In those years, Judt asserts, Israel was widely admired as the beleaguered little country that had made the desert bloom. Then came the Six Day War in 1967, a victorious Israel expanded four-fold, and ‘no responsible Arab leader would ever again seriously contemplate the military destruction of the Jewish state’. From this emerged what Judt terms a messianic Israel armed with ‘a Bible and a map’. Its ‘mainstream politicians connived at the subsidised establishment in the West Bank of tens of thousands of religious and political extremists’. Judt quotes Israel’s great statesman Abba Eban:

The exercise of permanent rule over a foreign nation can only be defended by an ideology and rhetoric of self-worship and exclusiveness that are incompatible.

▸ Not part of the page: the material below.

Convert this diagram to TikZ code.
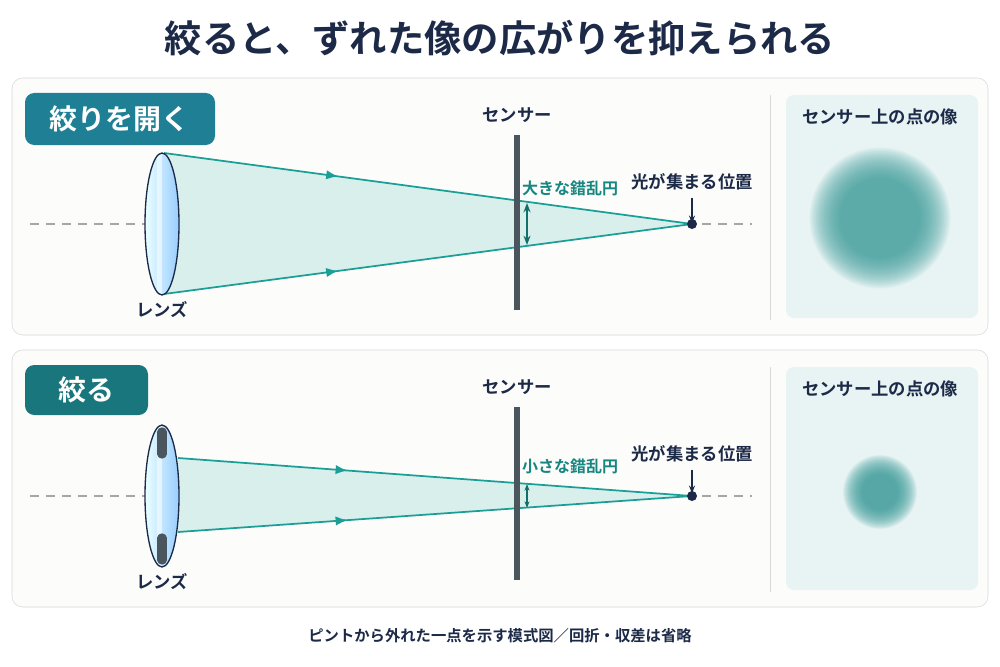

Nowadays (and I await letters to the editor), to criticise any of this triumphalism is to be to condemned in many quarters as anti-Semitic. Judt is cruel but bang on target: Seen from the outside, Israel still comports itself like an adolescent: consumed by a brittle confidence in its own uniqueness; certain that no one ‘understands’ it and everyone is ‘against’ it; full of wounded amour propre, quick to take offence and quick to give it. Like many adolescents, Israel is convinced that it can do as it wishes; that its actions carry no consequences; and that it is immortal.

He observes that an otherwise friendless Israel is defended to the knife by Americans — no American congressman dares question the $3 billion paid annually to Israel, 20 per cent of the American foreign aid budget — and that American Middle Eastern policy seems to

imitate Israel wholesale, to import that tiny country’s self-destructive, intemperate response to any hostility or opposition and to make it the leitmotif of American foreign policy.

To come back to his great theme, Judt reserves his greatest scorn for those American intellectuals — he spares no reputations — who supported the second Iraq invasion and now condemn it because it has worked out badly. In today’s America, he wrote in 2006, ‘neoconservatives generate brutish policies for which liberals provide the ethical figleaf. There is really no difference between them.’ I hope that readers of Reappraisals will resist the knee-jerk which so often passes for thought, and warm up those parts of their brains where true intellectualism always demands ‘could some of this be true?’.